**What is asked**
Retype exactly what runs from the first line of the data to the line with "row_btu = ['4.6', '6.4', '8.0', '64.0', '20.8', '32.0']", keeping both of those lines and skipping pictures.

**Provided material**
________________
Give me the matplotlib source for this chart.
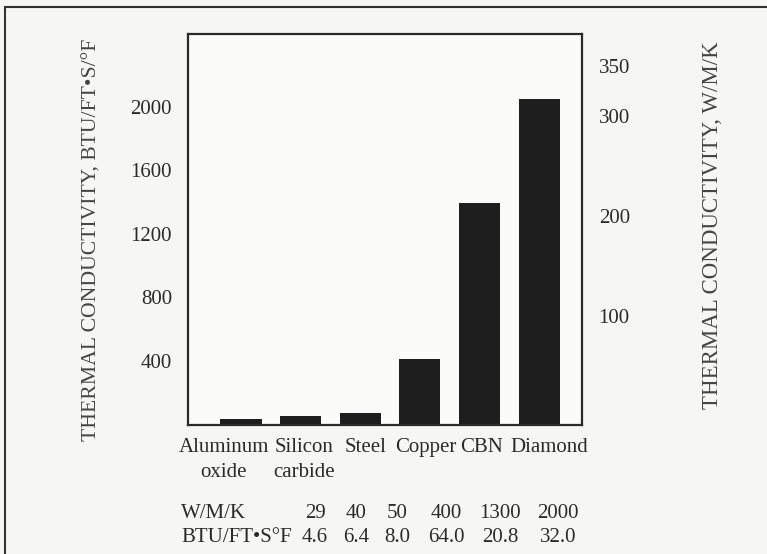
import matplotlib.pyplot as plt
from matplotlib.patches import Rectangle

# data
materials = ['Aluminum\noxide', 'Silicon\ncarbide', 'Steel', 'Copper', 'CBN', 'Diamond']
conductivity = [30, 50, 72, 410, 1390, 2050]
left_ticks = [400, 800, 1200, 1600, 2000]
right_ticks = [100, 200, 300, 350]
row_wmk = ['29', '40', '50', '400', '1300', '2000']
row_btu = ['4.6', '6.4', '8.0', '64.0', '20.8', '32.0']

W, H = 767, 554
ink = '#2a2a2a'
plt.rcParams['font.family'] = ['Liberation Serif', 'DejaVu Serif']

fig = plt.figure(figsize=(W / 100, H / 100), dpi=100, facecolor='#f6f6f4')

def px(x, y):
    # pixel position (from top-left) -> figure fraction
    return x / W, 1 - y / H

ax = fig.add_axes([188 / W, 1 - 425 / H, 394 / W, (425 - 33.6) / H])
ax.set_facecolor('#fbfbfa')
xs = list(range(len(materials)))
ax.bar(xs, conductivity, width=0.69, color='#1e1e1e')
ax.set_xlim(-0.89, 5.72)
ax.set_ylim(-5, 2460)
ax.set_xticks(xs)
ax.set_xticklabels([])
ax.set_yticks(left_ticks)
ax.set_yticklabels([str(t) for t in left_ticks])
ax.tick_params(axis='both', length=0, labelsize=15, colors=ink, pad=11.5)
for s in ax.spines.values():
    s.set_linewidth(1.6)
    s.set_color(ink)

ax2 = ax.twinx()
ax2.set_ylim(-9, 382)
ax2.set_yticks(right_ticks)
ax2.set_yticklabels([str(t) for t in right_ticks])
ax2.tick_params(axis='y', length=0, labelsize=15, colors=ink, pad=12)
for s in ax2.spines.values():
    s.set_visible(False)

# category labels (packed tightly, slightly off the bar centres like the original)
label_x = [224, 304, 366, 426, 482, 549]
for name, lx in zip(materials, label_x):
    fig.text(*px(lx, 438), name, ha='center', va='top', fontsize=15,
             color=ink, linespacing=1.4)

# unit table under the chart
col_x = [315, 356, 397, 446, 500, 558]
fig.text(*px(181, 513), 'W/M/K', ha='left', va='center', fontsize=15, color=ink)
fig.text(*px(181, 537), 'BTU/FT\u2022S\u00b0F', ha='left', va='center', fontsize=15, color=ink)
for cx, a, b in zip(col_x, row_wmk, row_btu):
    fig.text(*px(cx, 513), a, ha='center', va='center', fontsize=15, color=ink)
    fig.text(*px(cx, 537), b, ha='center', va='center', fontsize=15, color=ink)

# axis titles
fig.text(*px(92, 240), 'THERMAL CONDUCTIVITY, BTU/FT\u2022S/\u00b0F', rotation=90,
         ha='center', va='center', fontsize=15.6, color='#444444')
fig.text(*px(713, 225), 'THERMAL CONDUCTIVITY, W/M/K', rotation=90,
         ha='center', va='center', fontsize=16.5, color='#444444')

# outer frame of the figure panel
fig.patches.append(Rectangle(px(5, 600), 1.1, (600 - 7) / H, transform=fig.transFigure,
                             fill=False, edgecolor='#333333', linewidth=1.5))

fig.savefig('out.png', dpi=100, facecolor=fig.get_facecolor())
________________
**Task answer**
Give me the matplotlib source for this chart.
import matplotlib.pyplot as plt
from matplotlib.patches import Rectangle

# data
materials = ['Aluminum\noxide', 'Silicon\ncarbide', 'Steel', 'Copper', 'CBN', 'Diamond']
conductivity = [30, 50, 72, 410, 1390, 2050]
left_ticks = [400, 800, 1200, 1600, 2000]
right_ticks = [100, 200, 300, 350]
row_wmk = ['29', '40', '50', '400', '1300', '2000']
row_btu = ['4.6', '6.4', '8.0', '64.0', '20.8', '32.0']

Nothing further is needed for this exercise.